A jornada imposta aos agentes penitenciários é de 12 horas por 36, o que implica passar boa parte do tempo “emparedado”, inviabilizando também que a pessoa possa participar de atividades que exijam freqüência diária, como cursos universitários. A rotina massacrante leva o trabalhador ao encontro de distúrbios como síndrome do emparedamento (medo de freqüentar lugares abertos) e síndrome de perseguição. “Conheço pessoas que tiveram doenças sérias e comprometeram suas vidas”, comenta Luiz. “De alcoolismo, estresse e depressão a comportamentos agressivos. O lazer para a maioria é a cachaça.” Ele mesmo conta que teve a vida pessoal prejudicada pelo trabalho. “Tive problemas no meu primeiro casamento por conta disso. Quando me separei, em 1990, percebi que ia me prejudicar ainda mais se não tivesse outras atividades fora do trabalho.”

A partir dessa constatação, ele começou a participar de forma ativa do movimento negro, a freqüentar seu sindicato e pastorais da Igreja Católica. Fez durante três anos o curso de Sociologia na Universidade Paulista de Assis e completou a graduação em Letras na Faculdade de Filosofia, Ciências e Letras de Presidente Venceslau. Aos poucos, passou a entender a realidade que cerca seu dia-a-dia. “O agente tem a mesma origem do detento, sai da favela, da periferia. Quem é de classe média alta não vai trabalhar com preso de jeito nenhum”, esclarece. “Quando entra nesse trabalho, a pessoa abdica da escola, não tem motivação para entender o processo da criminalidade.”

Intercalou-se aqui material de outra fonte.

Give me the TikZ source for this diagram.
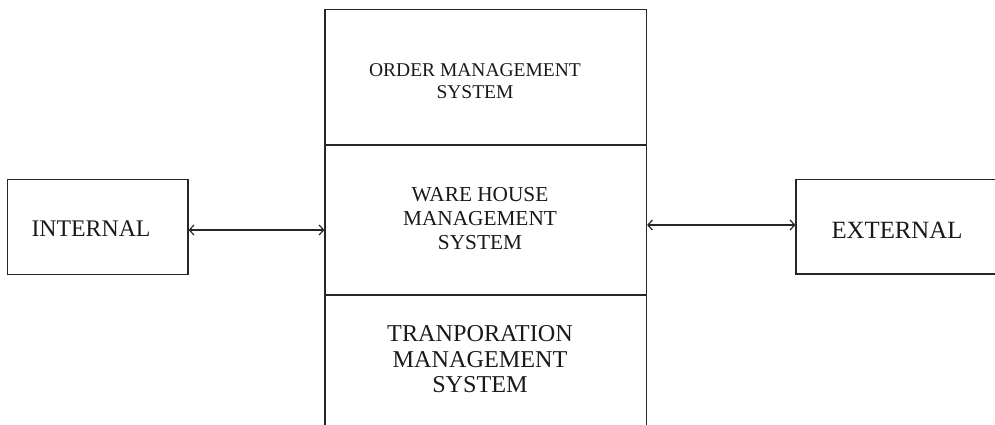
\documentclass[tikz,border=0pt]{standalone}
\usepackage{fontspec}
\setmainfont{Liberation Serif}
\usetikzlibrary{arrows.meta}
\begin{document}
\begin{tikzpicture}[x=1pt,y=-1pt,
  box/.style={draw=black!85,line width=1.2pt,inner sep=0pt},
  lbl/.style={align=center,inner sep=0pt,text=black!90},
  arr/.style={draw=black!85,line width=1.2pt,{Straight Barb[length=4.5pt,width=10pt]}-{Straight Barb[length=4.5pt,width=10pt]}}]
\useasboundingbox (0,0) rectangle (995,425);
\clip (0,0) rectangle (995,425);
% central column
\node[box,minimum width=321.5pt,minimum height=135.5pt] (oms) at (485.75,77.25) {};
\node[box,minimum width=321.5pt,minimum height=150pt] (wms) at (485.75,220) {};
\node[box,minimum width=321.5pt,minimum height=160pt] (tms) at (485.75,375) {};
% side boxes
\node[box,minimum width=180.5pt,minimum height=95pt] (internal) at (97.75,227) {};
\node[box,minimum width=214pt,minimum height=94.5pt] (external) at (903,226.75) {};
% texts
\node[lbl,font=\fontsize{19.5}{22}\selectfont] (omst) at (475,81.3) {ORDER MANAGEMENT\\SYSTEM};
\node[lbl,font=\fontsize{21.3}{24}\selectfont] (wmst) at (480,219) {WARE HOUSE\\MANAGEMENT\\SYSTEM};
\node[lbl,font=\fontsize{24.2}{25.5}\selectfont] (tmst) at (480,359.5) {TRANPORATION\\MANAGEMENT\\SYSTEM};
\node[lbl,font=\fontsize{23.8}{26}\selectfont] (intt) at (91,229) {INTERNAL};
\node[lbl,font=\fontsize{24.8}{26}\selectfont] (extt) at (897,230) {EXTERNAL};
% connectors
\draw[arr] ([yshift=-3pt]internal.east) -- ([yshift=-3pt]internal.east -| wms.west);
\draw[arr] ([yshift=1.75pt]wms.east |- external.east) -- ([yshift=1.75pt]external.west);
\end{tikzpicture}
\end{document}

Aos 23 anos de profissão, Luiz não recomenda a ninguém que siga a carreira de agente penitenciário e diz que seu principal objetivo hoje é a sobrevivência. “Não projeto nada para amanhã, meu futuro é me proteger. Ajudar a organizar a categoria para modificar essa realidade. Isso tem vários tipos de inimigos.” O estado omisso é um deles.